**TO DO**.
Transcribe everything in the data word for word. Pictures are left out.

★ ★ ★ ★ ★ ★ ★

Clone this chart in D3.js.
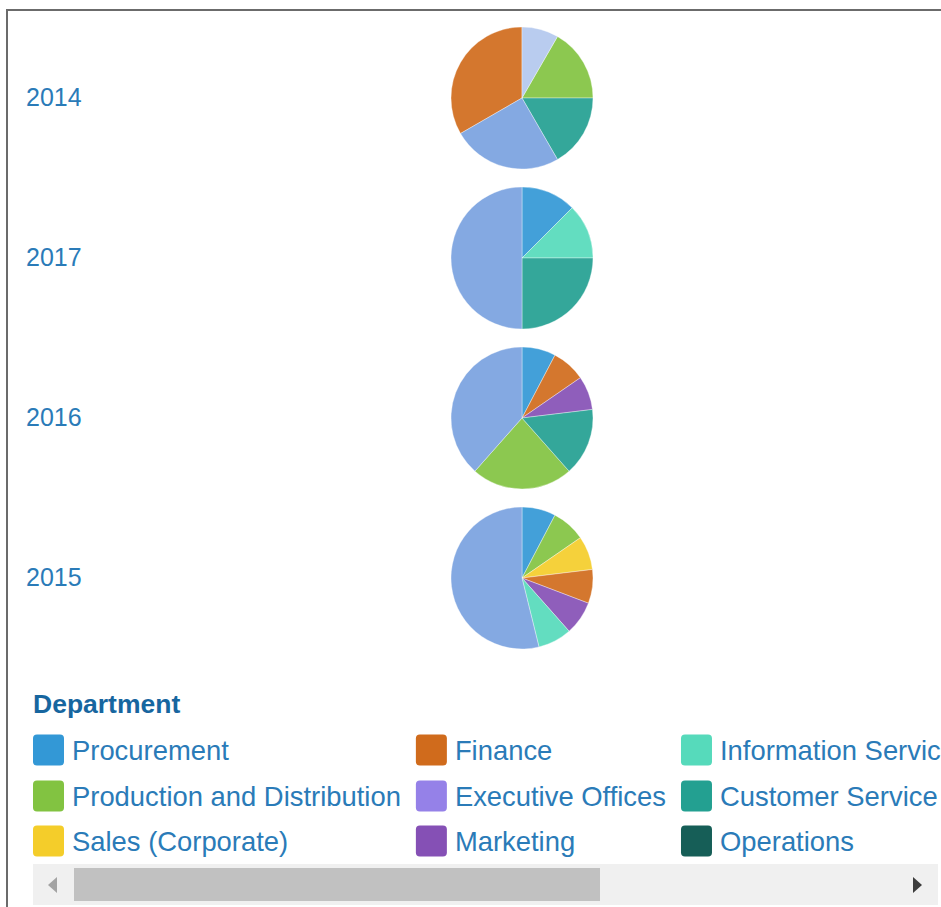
<!DOCTYPE html>
<html>
<head>
<meta charset="utf-8">
<script src="https://cdn.jsdelivr.net/npm/d3@7"></script>
<style>
  html, body { margin: 0; padding: 0; background: #ffffff; }
  svg { display: block; }
</style>
</head>
<body>
<svg id="chart" width="941" height="907"></svg>
<script>
// Departments in legend order (column by column, three rows per column)
const departments = [
  "Procurement", "Production and Distribution", "Sales (Corporate)",
  "Finance", "Executive Offices", "Marketing",
  "Information Services", "Customer Service", "Operations",
  "Human Resources", "Research and Development"
];
const deptColors = [
  "#3398d6", "#82c341", "#f4cd2a",
  "#d06b1c", "#9581e8", "#8550b5",
  "#56dabb", "#23a091", "#165e57",
  "#7aa2e0", "#b3c8ee"
];

// Years in display order, top to bottom
const years = ["2014", "2017", "2016", "2015"];

// Counts per department for each year (same order as departments)
const counts2014 = [0, 2, 0, 4, 0, 0, 0, 2, 0, 3, 1];
const counts2017 = [1, 0, 0, 0, 0, 0, 1, 2, 0, 4, 0];
const counts2016 = [1, 3, 0, 1, 0, 1, 0, 2, 0, 5, 0];
const counts2015 = [1, 1, 1, 1, 0, 1, 1, 0, 0, 7, 0];
const countsByYear = { "2014": counts2014, "2017": counts2017, "2016": counts2016, "2015": counts2015 };

const svg = d3.select("#chart");
const W = 941, H = 907;
const FONT = "'Liberation Sans', Arial, Helvetica, sans-serif";
const labelColor = "#2a7bb8";

// Panel frame (top and left edges)
svg.append("line").attr("x1", 6).attr("x2", W).attr("y1", 10).attr("y2", 10)
  .attr("stroke", "#6b6b6b").attr("stroke-width", 2);
svg.append("line").attr("x1", 7).attr("x2", 7).attr("y1", 10).attr("y2", H)
  .attr("stroke", "#6b6b6b").attr("stroke-width", 2);

// Row scale for the pies
const y = d3.scaleBand().domain(years).range([18, 658]).paddingInner(0).paddingOuter(0);
const color = d3.scaleOrdinal().domain(departments).range(deptColors);
const radius = 71;
const cx = 522;

const pie = d3.pie()
  .value(d => d.value)
  .sort((a, b) => d3.ascending(a.value, b.value) || d3.ascending(a.index, b.index));
const arc = d3.arc().innerRadius(0).outerRadius(radius);

const rows = svg.append("g").selectAll("g.row")
  .data(years).join("g")
  .attr("class", "row")
  .attr("transform", d => `translate(0,${y(d) + y.bandwidth() / 2})`);

rows.append("text")
  .attr("x", 26).attr("y", 8)
  .attr("font-family", FONT).attr("font-size", 25)
  .attr("fill", labelColor)
  .text(d => d);

rows.append("g")
  .attr("transform", `translate(${cx},0)`)
  .selectAll("path")
  .data(yr => pie(departments
    .map((name, i) => ({ name, index: i, value: countsByYear[yr][i] }))
    .filter(d => d.value > 0)))
  .join("path")
  .attr("d", arc)
  .attr("fill", d => color(d.data.name))
  .attr("fill-opacity", 0.92)
  .attr("stroke", "#ffffff")
  .attr("stroke-opacity", 0.6)
  .attr("stroke-width", 0.6);

// Legend, clipped to the visible panel width
const clip = svg.append("defs").append("clipPath").attr("id", "legendClip");
clip.append("rect").attr("x", 8).attr("y", 680).attr("width", W - 8).attr("height", 185);

const legend = svg.append("g").attr("clip-path", "url(#legendClip)");
legend.append("text")
  .attr("x", 33).attr("y", 713)
  .attr("font-family", FONT).attr("font-size", 26.5).attr("font-weight", "bold")
  .attr("fill", "#17669f")
  .text("Department");

const rowY = [750, 796, 841];
const swatch = 31, textGap = 8, colGap = 15;
const legendItems = legend.append("g");
let colX = 33;
for (let c = 0; c * 3 < departments.length; c++) {
  const names = departments.slice(c * 3, c * 3 + 3);
  let maxW = 0;
  names.forEach((name, r) => {
    const g = legendItems.append("g");
    g.append("rect")
      .attr("x", colX).attr("y", rowY[r] - swatch / 2)
      .attr("width", swatch).attr("height", swatch)
      .attr("rx", 4).attr("ry", 4)
      .attr("fill", color(name));
    const t = g.append("text")
      .attr("x", colX + swatch + textGap).attr("y", rowY[r] + 9.5)
      .attr("font-family", FONT).attr("font-size", 27.4)
      .attr("fill", labelColor)
      .text(name);
    maxW = Math.max(maxW, t.node().getComputedTextLength());
  });
  colX += swatch + textGap + maxW + colGap;
}

// Horizontal scrollbar under the legend
const sb = svg.append("g");
sb.append("rect").attr("x", 33).attr("y", 864).attr("width", 905).attr("height", 41).attr("fill", "#f0f0f0");
sb.append("rect").attr("x", 74).attr("y", 868).attr("width", 526).attr("height", 33).attr("fill", "#c1c1c1");
sb.append("path").attr("d", "M57,877 L57,893 L48,885 Z").attr("fill", "#a3a3a3");
sb.append("path").attr("d", "M913,877 L913,893 L922,885 Z").attr("fill", "#3c3c3c");
</script>
</body>
</html>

★ ★ ★ ★ ★ ★ ★

**SOLUTION**.
Clone this chart in D3.js.
<!DOCTYPE html>
<html>
<head>
<meta charset="utf-8">
<script src="https://cdn.jsdelivr.net/npm/d3@7"></script>
<style>
  html, body { margin: 0; padding: 0; background: #ffffff; }
  svg { display: block; }
</style>
</head>
<body>
<svg id="chart" width="941" height="907"></svg>
<script>
// Departments in legend order (column by column, three rows per column)
const departments = [
  "Procurement", "Production and Distribution", "Sales (Corporate)",
  "Finance", "Executive Offices", "Marketing",
  "Information Services", "Customer Service", "Operations",
  "Human Resources", "Research and Development"
];
const deptColors = [
  "#3398d6", "#82c341", "#f4cd2a",
  "#d06b1c", "#9581e8", "#8550b5",
  "#56dabb", "#23a091", "#165e57",
  "#7aa2e0", "#b3c8ee"
];

// Years in display order, top to bottom
const years = ["2014", "2017", "2016", "2015"];

// Counts per department for each year (same order as departments)
const counts2014 = [0, 2, 0, 4, 0, 0, 0, 2, 0, 3, 1];
const counts2017 = [1, 0, 0, 0, 0, 0, 1, 2, 0, 4, 0];
const counts2016 = [1, 3, 0, 1, 0, 1, 0, 2, 0, 5, 0];
const counts2015 = [1, 1, 1, 1, 0, 1, 1, 0, 0, 7, 0];
const countsByYear = { "2014": counts2014, "2017": counts2017, "2016": counts2016, "2015": counts2015 };

const svg = d3.select("#chart");
const W = 941, H = 907;
const FONT = "'Liberation Sans', Arial, Helvetica, sans-serif";
const labelColor = "#2a7bb8";

// Panel frame (top and left edges)
svg.append("line").attr("x1", 6).attr("x2", W).attr("y1", 10).attr("y2", 10)
  .attr("stroke", "#6b6b6b").attr("stroke-width", 2);
svg.append("line").attr("x1", 7).attr("x2", 7).attr("y1", 10).attr("y2", H)
  .attr("stroke", "#6b6b6b").attr("stroke-width", 2);

// Row scale for the pies
const y = d3.scaleBand().domain(years).range([18, 658]).paddingInner(0).paddingOuter(0);
const color = d3.scaleOrdinal().domain(departments).range(deptColors);
const radius = 71;
const cx = 522;

const pie = d3.pie()
  .value(d => d.value)
  .sort((a, b) => d3.ascending(a.value, b.value) || d3.ascending(a.index, b.index));
const arc = d3.arc().innerRadius(0).outerRadius(radius);

const rows = svg.append("g").selectAll("g.row")
  .data(years).join("g")
  .attr("class", "row")
  .attr("transform", d => `translate(0,${y(d) + y.bandwidth() / 2})`);

rows.append("text")
  .attr("x", 26).attr("y", 8)
  .attr("font-family", FONT).attr("font-size", 25)
  .attr("fill", labelColor)
  .text(d => d);

rows.append("g")
  .attr("transform", `translate(${cx},0)`)
  .selectAll("path")
  .data(yr => pie(departments
    .map((name, i) => ({ name, index: i, value: countsByYear[yr][i] }))
    .filter(d => d.value > 0)))
  .join("path")
  .attr("d", arc)
  .attr("fill", d => color(d.data.name))
  .attr("fill-opacity", 0.92)
  .attr("stroke", "#ffffff")
  .attr("stroke-opacity", 0.6)
  .attr("stroke-width", 0.6);

// Legend, clipped to the visible panel width
const clip = svg.append("defs").append("clipPath").attr("id", "legendClip");
clip.append("rect").attr("x", 8).attr("y", 680).attr("width", W - 8).attr("height", 185);

const legend = svg.append("g").attr("clip-path", "url(#legendClip)");
legend.append("text")
  .attr("x", 33).attr("y", 713)
  .attr("font-family", FONT).attr("font-size", 26.5).attr("font-weight", "bold")
  .attr("fill", "#17669f")
  .text("Department");

const rowY = [750, 796, 841];
const swatch = 31, textGap = 8, colGap = 15;
const legendItems = legend.append("g");
let colX = 33;
for (let c = 0; c * 3 < departments.length; c++) {
  const names = departments.slice(c * 3, c * 3 + 3);
  let maxW = 0;
  names.forEach((name, r) => {
    const g = legendItems.append("g");
    g.append("rect")
      .attr("x", colX).attr("y", rowY[r] - swatch / 2)
      .attr("width", swatch).attr("height", swatch)
      .attr("rx", 4).attr("ry", 4)
      .attr("fill", color(name));
    const t = g.append("text")
      .attr("x", colX + swatch + textGap).attr("y", rowY[r] + 9.5)
      .attr("font-family", FONT).attr("font-size", 27.4)
      .attr("fill", labelColor)
      .text(name);
    maxW = Math.max(maxW, t.node().getComputedTextLength());
  });
  colX += swatch + textGap + maxW + colGap;
}

// Horizontal scrollbar under the legend
const sb = svg.append("g");
sb.append("rect").attr("x", 33).attr("y", 864).attr("width", 905).attr("height", 41).attr("fill", "#f0f0f0");
sb.append("rect").attr("x", 74).attr("y", 868).attr("width", 526).attr("height", 33).attr("fill", "#c1c1c1");
sb.append("path").attr("d", "M57,877 L57,893 L48,885 Z").attr("fill", "#a3a3a3");
sb.append("path").attr("d", "M913,877 L913,893 L922,885 Z").attr("fill", "#3c3c3c");
</script>
</body>
</html>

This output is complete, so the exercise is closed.